FM: I will certainly run for a Liberal Democratic Party presidential election in the future.

 

Q: Kanagawa Prefecture is your home constituency. What is your foreign policy from that viewpoint?

 

FM: I invited the leaders of Bhutan and Micronesia to the former residence of former Prime Minister Shigeru Yoshida in the town of Oiso, and they were very happy. As the residence is a historical facility not far from Tokyo, I want to continue to use it in the future. I want the municipal government to renovate the facility, especially the wet area including basin, toilet and kitchen, so that leaders of various nations could stay overnight in the future.

 

Q: What are your challenges and plans in the future?

 

FM: There are issues, such as North Korea’s nuclear arsenal and missiles, the abduction issue, and the Northern Territories issue.
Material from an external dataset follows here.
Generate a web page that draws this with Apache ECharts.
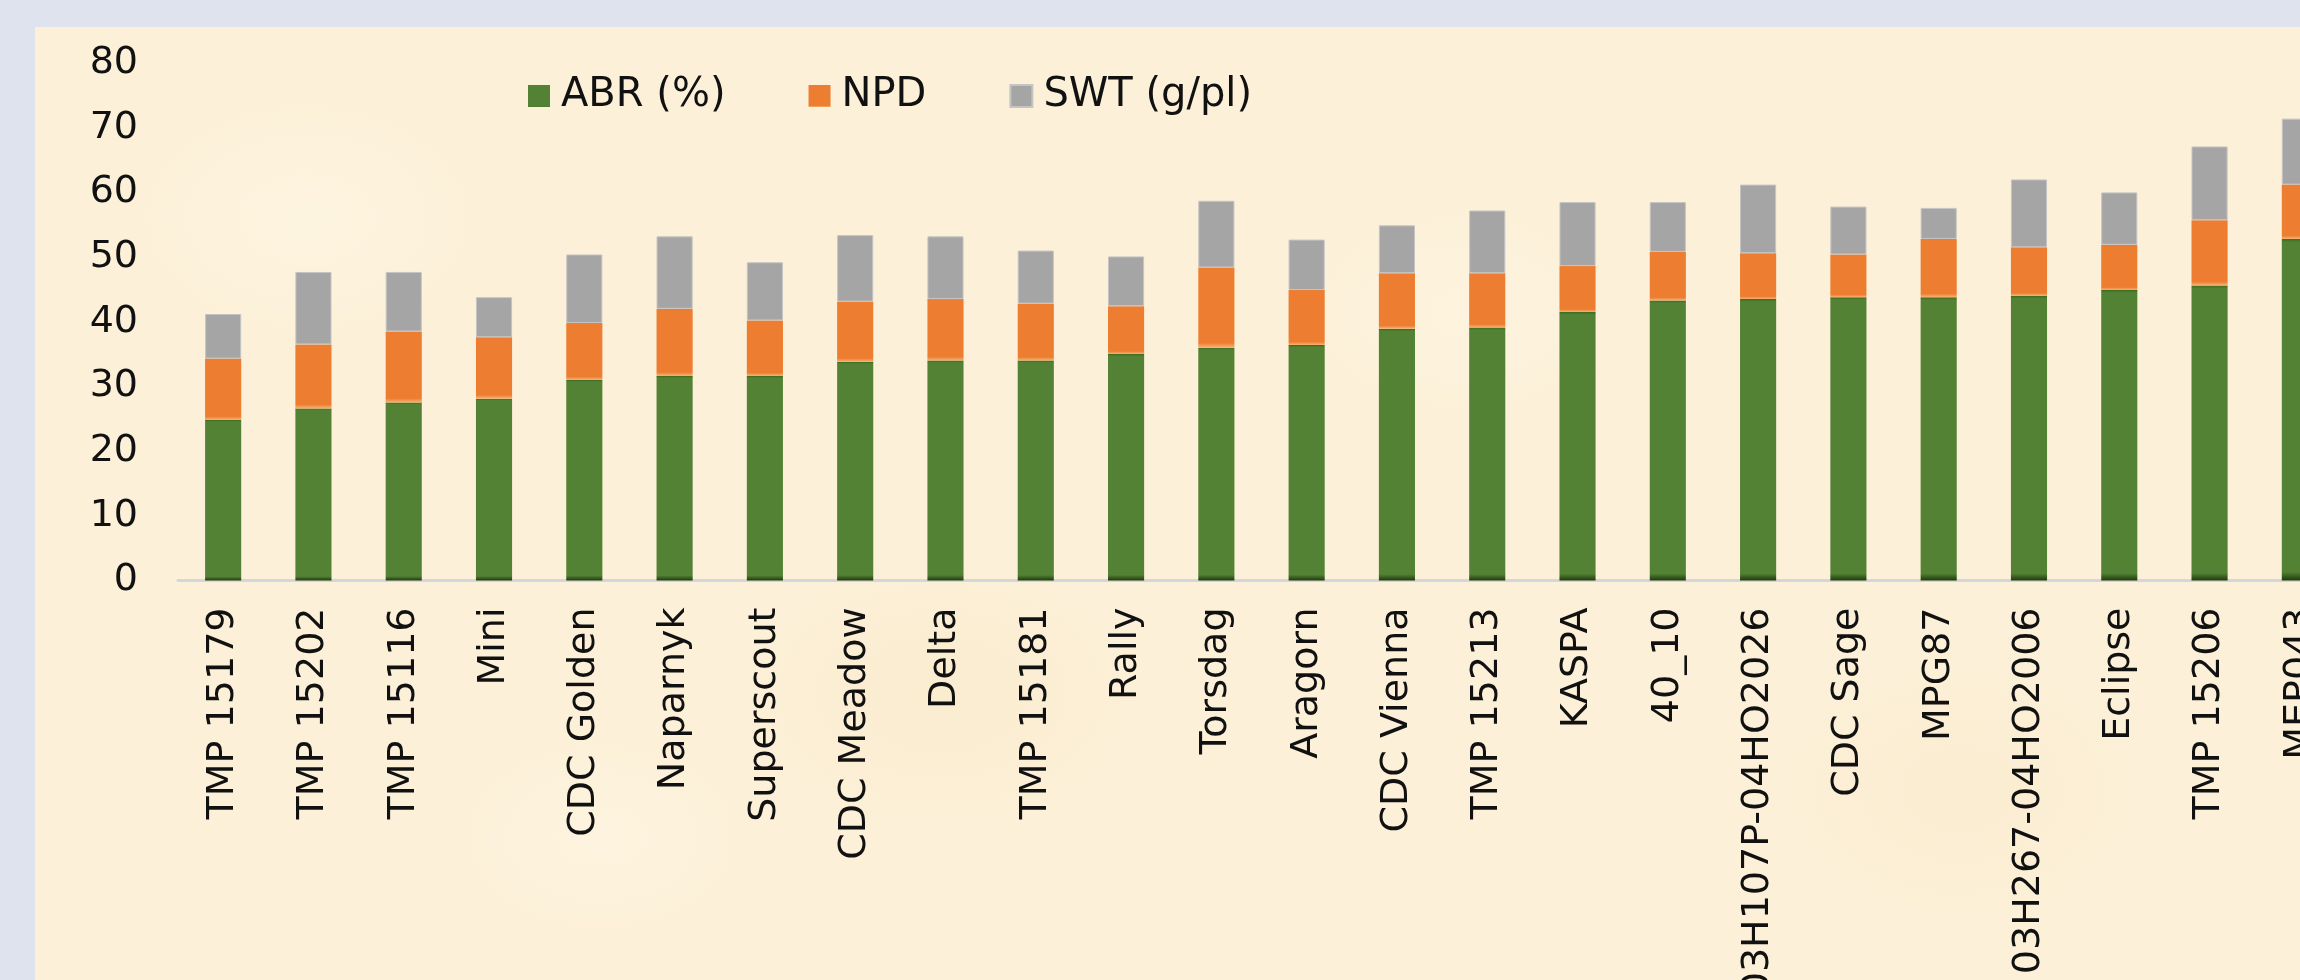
<!DOCTYPE html>
<html>
<head>
<meta charset="utf-8">
<title>ABR / NPD / SWT</title>
<script src="https://cdn.jsdelivr.net/npm/echarts@6/dist/echarts.min.js"></script>
<style>
    html, body {
        margin: 0;
        padding: 0;
        width: 2300px;
        height: 980px;
        overflow: hidden;
        background: #dfe3ee;
    }
    #main {
        position: absolute;
        left: 35px;
        top: 27px;
        width: 2265px;
        height: 953px;
        background-color: #fcf0d8;
        background-image:
            radial-gradient(ellipse 260px 180px at 12% 20%, rgba(255, 249, 232, 0.5), rgba(255, 249, 232, 0) 70%),
            radial-gradient(ellipse 300px 200px at 40% 70%, rgba(245, 228, 190, 0.35), rgba(245, 228, 190, 0) 70%),
            radial-gradient(ellipse 240px 160px at 63% 30%, rgba(255, 248, 230, 0.45), rgba(255, 248, 230, 0) 70%),
            radial-gradient(ellipse 280px 200px at 85% 80%, rgba(246, 230, 195, 0.35), rgba(246, 230, 195, 0) 70%),
            radial-gradient(ellipse 220px 150px at 25% 85%, rgba(255, 249, 232, 0.45), rgba(255, 249, 232, 0) 70%);
    }
</style>
</head>
<body>
<div id="main"></div>
<script>
// 品种名称
var categories = ['TMP 15179', 'TMP 15202', 'TMP 15116', 'Mini', 'CDC Golden', 'Naparnyk',
    'Superscout', 'CDC Meadow', 'Delta', 'TMP 15181', 'Rally', 'Torsdag', 'Aragorn',
    'CDC Vienna', 'TMP 15213', 'KASPA', '40_10', '03H107P-04HO2026', 'CDC Sage', 'MPG87',
    '03H267-04HO2006', 'Eclipse', 'TMP 15206', 'MEP043'];

// 堆叠的三段数值
var abr = [24.8, 26.6, 27.5, 28.1, 31.0, 31.6, 31.6, 33.8, 34.0, 34.0, 35.0, 36.0, 36.4,
    38.9, 39.1, 41.5, 43.3, 43.5, 43.8, 43.8, 44.0, 44.9, 45.6, 52.8];
var npd = [9.5, 9.9, 11.0, 9.5, 8.8, 10.4, 8.6, 9.3, 9.5, 8.8, 7.4, 12.4, 8.5,
    8.6, 8.4, 7.1, 7.5, 7.1, 6.6, 9.0, 7.5, 7.0, 10.1, 8.4];
var swt = [6.9, 11.2, 9.2, 6.2, 10.6, 11.2, 9.0, 10.3, 9.7, 8.2, 7.7, 10.3, 7.8,
    7.4, 9.7, 9.9, 7.7, 10.6, 7.4, 4.8, 10.5, 8.1, 11.4, 10.2];

var seriesNames = ['ABR (%)', 'NPD', 'SWT (g/pl)'];

var font = 'DejaVu Sans';

var myChart = echarts.init(document.getElementById('main'));

var option = {
    backgroundColor: 'transparent',
    animation: false,
    color: ['#548235', '#ed7d31', '#a5a5a5'],
    legend: {
        left: 493,
        top: 49,
        padding: 0,
        itemWidth: 22,
        itemHeight: 22,
        itemGap: 83,
        icon: 'rect',
        textStyle: {
            fontFamily: font,
            fontSize: 40,
            color: '#111',
            padding: [0, 0, 0, 6]
        },
        data: seriesNames
    },
    // 最后一根柱子被右边裁掉，所以 grid 伸出画布
    grid: {
        left: 143,
        right: -45,
        top: 36,
        bottom: 399.5,
        containLabel: false,
        outerBoundsMode: 'none'
    },
    xAxis: {
        type: 'category',
        data: categories,
        axisTick: {show: false},
        axisLine: {
            lineStyle: {color: '#d3d6dc', width: 3}
        },
        axisLabel: {
            interval: 0,
            rotate: 90,
            margin: 27,
            fontFamily: font,
            fontSize: 38,
            color: '#111'
        }
    },
    yAxis: {
        type: 'value',
        min: 0,
        max: 80,
        interval: 10,
        axisLine: {show: false},
        axisTick: {show: false},
        splitLine: {show: false},
        axisLabel: {
            margin: 40,
            fontFamily: font,
            fontSize: 38,
            color: '#111'
        }
    },
    series: [
        {
            name: seriesNames[0],
            type: 'bar',
            stack: 'total',
            barWidth: '40%',
            data: abr,
            itemStyle: {
                color: new echarts.graphic.LinearGradient(0, 0, 0, 1, [
                    {offset: 0, color: '#3d6a22'},
                    {offset: 0.01, color: '#548235'},
                    {offset: 0.975, color: '#548235'},
                    {offset: 1, color: '#1e3a0b'}
                ])
            }
        },
        {
            name: seriesNames[1],
            type: 'bar',
            stack: 'total',
            data: npd,
            itemStyle: {
                color: new echarts.graphic.LinearGradient(0, 0, 0, 1, [
                    {offset: 0, color: '#ed7d31'},
                    {offset: 0.94, color: '#ed7d31'},
                    {offset: 1, color: '#f8b472'}
                ])
            }
        },
        {
            name: seriesNames[2],
            type: 'bar',
            stack: 'total',
            data: swt,
            itemStyle: {
                color: '#a5a5a5',
                borderColor: '#c4c4c4',
                borderWidth: 1
            }
        }
    ]
};

myChart.setOption(option);
</script>
</body>
</html>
In addition, we have various issues with China as well. It is important to build healthy relations with neighboring countries first. U.S. President Donald Trump is trying to change trade rules. We need to team up with European countries against that, and we should say that runs counter to the international order. Japan needs to firmly show its stance that Japan will commit itself to global issues. I, as the foreign minister of Japan, need to tackle many challenges by frequently travelling wherever needed.